There has been a trend towards humanist and civil funerals, as well as natural or woodland burials. The Church of England decided in 2012 to raise the cost of a service by 50%.

Of significance, too, is that an increasingly multicultural UK contains many ethnic and religious groups with a tradition of celebrating or giving thanks to mark the loss of loved ones.

Image source, Getty Images

Jewish funerals include a eulogy or hespeid. Hindus have a ceremony called shraaddhas in which they give thanks to deceased parents and relatives. Irish Catholics may be familiar with solemn requiem masses, but these are often followed by often exuberant wakes.

What's apparent is that people choose to grieve in quite different ways, and potentially this could cause friction at family gatherings. Older relatives might find a "celebration of life" irreverent and offensive. Others might consider a traditional ceremony morbid and upsetting.

"We are still quite uncomfortable with people being too expressive," says Walker. "Bereaved people receive mixed messages. It's OK to cry, but please don't do it in the supermarket."

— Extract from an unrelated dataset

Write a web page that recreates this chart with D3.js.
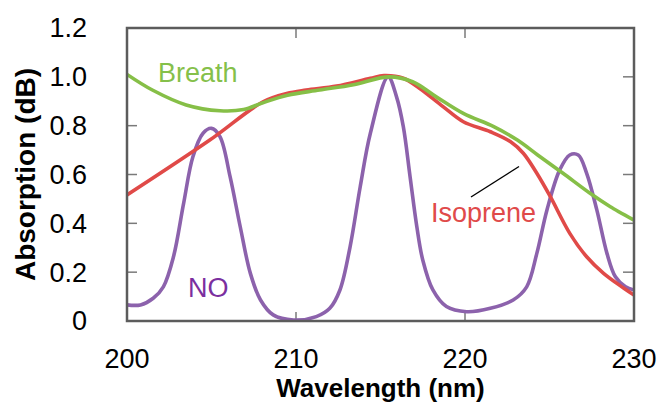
<!DOCTYPE html>
<html>
<head>
<meta charset="utf-8">
<script src="https://cdn.jsdelivr.net/npm/d3@7"></script>
<style>
  html, body { margin: 0; padding: 0; background: #fff; }
  svg { display: block; }
  text { font-family: "Liberation Sans", Arial, sans-serif; }
</style>
</head>
<body>
<svg id="chart" width="662" height="403"></svg>
<script>
// Absorption spectra (dB) vs wavelength (nm)
const breathWl  = [200, 201.5, 203.5, 205.5, 206.9, 208, 209.5, 211.4, 213.4, 215.5, 216.9, 218.3, 219.9, 221.7, 223.1, 224.3, 225.8, 227.4, 228.6, 230];
const breathAbs = [1.01, 0.946, 0.885, 0.861, 0.866, 0.893, 0.925, 0.946, 0.968, 1.0, 0.98, 0.918, 0.85, 0.796, 0.741, 0.68, 0.605, 0.523, 0.468, 0.413];

const isopreneWl  = [200, 204.9, 208.05, 209.45, 210.6, 212.4, 214.4, 215.2, 216.35, 217.3, 218.7, 219.9, 221.5, 222.7, 223.45, 224.25, 225.05, 226.2, 227.2, 228.2, 229.4, 230];
const isopreneAbs = [0.516, 0.741, 0.898, 0.932, 0.946, 0.962, 0.994, 1.005, 0.994, 0.953, 0.878, 0.816, 0.775, 0.734, 0.687, 0.605, 0.509, 0.359, 0.263, 0.195, 0.134, 0.106];

const noWl  = [200, 200.8, 201.55, 202.15, 202.75, 203.35, 203.9, 204.5, 205.0, 205.5, 206.1, 206.7, 207.3, 207.9, 208.65, 209.85, 211.2, 212.0, 212.6, 213.2, 213.8, 214.4, 215.45, 215.95, 216.35, 216.75, 217.15, 217.5, 218.1, 218.9, 220.1, 221.5, 222.85, 223.65, 224.25, 224.85, 225.6, 226.2, 226.7, 227.2, 227.8, 228.4, 228.9, 229.5, 230];
const noAbs = [0.066, 0.066, 0.093, 0.14, 0.263, 0.482, 0.673, 0.769, 0.789, 0.755, 0.591, 0.386, 0.195, 0.086, 0.025, 0.004, 0.018, 0.052, 0.127, 0.304, 0.55, 0.769, 1.0, 0.918, 0.796, 0.591, 0.386, 0.25, 0.127, 0.059, 0.038, 0.052, 0.086, 0.14, 0.277, 0.455, 0.618, 0.68, 0.68, 0.605, 0.455, 0.277, 0.181, 0.14, 0.127];

const xTicks = [200, 210, 220, 230];
const yTicks = [0, 0.2, 0.4, 0.6, 0.8, 1.0, 1.2];
const yTickLabels = ["0", "0.2", "0.4", "0.6", "0.8", "1.0", "1.2"];

const series = [
  { name: "Breath",   wl: breathWl,   abs: breathAbs,   color: "#86bf47" },
  { name: "Isoprene", wl: isopreneWl, abs: isopreneAbs, color: "#e04a48" },
  { name: "NO",       wl: noWl,       abs: noAbs,       color: "#8c62ac" }
];

const svg = d3.select("#chart");
const plot = { left: 127, right: 634, top: 28, bottom: 321 };

const x = d3.scaleLinear().domain([200, 230]).range([plot.left, plot.right]);
const y = d3.scaleLinear().domain([0, 1.2]).range([plot.bottom, plot.top]);

const frameColor = "#5c5c5c";

// inner tick marks on all four sides
const ticks = svg.append("g").attr("stroke", "#7a7a7a").attr("stroke-width", 1.5);
[0.2, 0.4, 0.6, 0.8].forEach(v => {
  ticks.append("line").attr("x1", x(200)).attr("x2", x(200) + 10).attr("y1", y(v)).attr("y2", y(v));
});
[0.2, 0.4, 0.6, 0.8, 1.0].forEach(v => {
  ticks.append("line").attr("x1", x(230)).attr("x2", x(230) - 11).attr("y1", y(v)).attr("y2", y(v));
});
[210, 220].forEach(w => {
  ticks.append("line").attr("x1", x(w)).attr("x2", x(w)).attr("y1", y(1.2)).attr("y2", y(1.2) + 10);
  ticks.append("line").attr("x1", x(w)).attr("x2", x(w)).attr("y1", y(0)).attr("y2", y(0) - 9);
});

// curves
svg.append("clipPath").attr("id", "plotClip")
  .append("rect").attr("x", plot.left).attr("y", plot.top - 5)
  .attr("width", plot.right - plot.left).attr("height", plot.bottom - plot.top + 5);

const line = d3.line().x(d => x(d[0])).y(d => y(d[1])).curve(d3.curveCatmullRom.alpha(0.5));

const drawOrder = [series[2], series[1], series[0]];
svg.append("g").attr("clip-path", "url(#plotClip)")
  .selectAll("path").data(drawOrder).join("path")
  .attr("d", s => line(d3.zip(s.wl, s.abs)))
  .attr("fill", "none")
  .attr("stroke", s => s.color)
  .attr("stroke-width", 3.6)
  .attr("stroke-linejoin", "round")
  .attr("stroke-linecap", "round");

// frame
svg.append("rect")
  .attr("x", plot.left).attr("y", plot.top)
  .attr("width", plot.right - plot.left).attr("height", plot.bottom - plot.top)
  .attr("fill", "none").attr("stroke", frameColor).attr("stroke-width", 2.5);

// tick labels
svg.append("g").selectAll("text").data(yTicks).join("text")
  .attr("x", 87).attr("y", d => y(d)).attr("dy", "0.35em")
  .attr("text-anchor", "end").attr("font-size", 27).attr("fill", "#000")
  .text((d, i) => yTickLabels[i]);

svg.append("g").selectAll("text").data(xTicks).join("text")
  .attr("x", d => x(d)).attr("y", 368)
  .attr("text-anchor", "middle").attr("font-size", 27).attr("fill", "#000")
  .text(d => d);

// axis titles
svg.append("text")
  .attr("x", (plot.left + plot.right) / 2).attr("y", 397)
  .attr("text-anchor", "middle").attr("font-size", 26).attr("font-weight", "bold")
  .text("Wavelength (nm)");

svg.append("text")
  .attr("transform", `translate(35, ${(plot.top + plot.bottom) / 2}) rotate(-90)`)
  .attr("text-anchor", "middle").attr("font-size", 28).attr("font-weight", "bold")
  .text("Absorption (dB)");

// series labels
svg.append("text").attr("x", 158).attr("y", 82).attr("font-size", 27)
  .attr("fill", "#85c04a").text("Breath");
svg.append("text").attr("x", 431).attr("y", 222).attr("font-size", 27)
  .attr("fill", "#e04a4a").text("Isoprene");
svg.append("text").attr("x", 188).attr("y", 297).attr("font-size", 27)
  .attr("fill", "#7b2f9f").text("NO");

// leader from the Isoprene label to its curve
svg.append("line")
  .attr("x1", 471).attr("y1", 197).attr("x2", 519).attr("y2", 166.5)
  .attr("stroke", "#000").attr("stroke-width", 1.4);
</script>
</body>
</html>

To Malcolm Brocklehurst, however, the celebration of his own life he has planned is as much a memento mori as the most reverent Anglican rite. "It's about saying that life is for living," he says. "It's not a rehearsal."

Ghanaian coffin art

Image source, AFP

In Ghana there is a tradition of honouring the dead with coffins that celebrate the interests of the person when they were alive. Joseph Ashong, or Paa Joe, is one of the country's most well known coffin makers. He has made them in the shape of a giant beer bottle, a Porsche and a frilled lizard.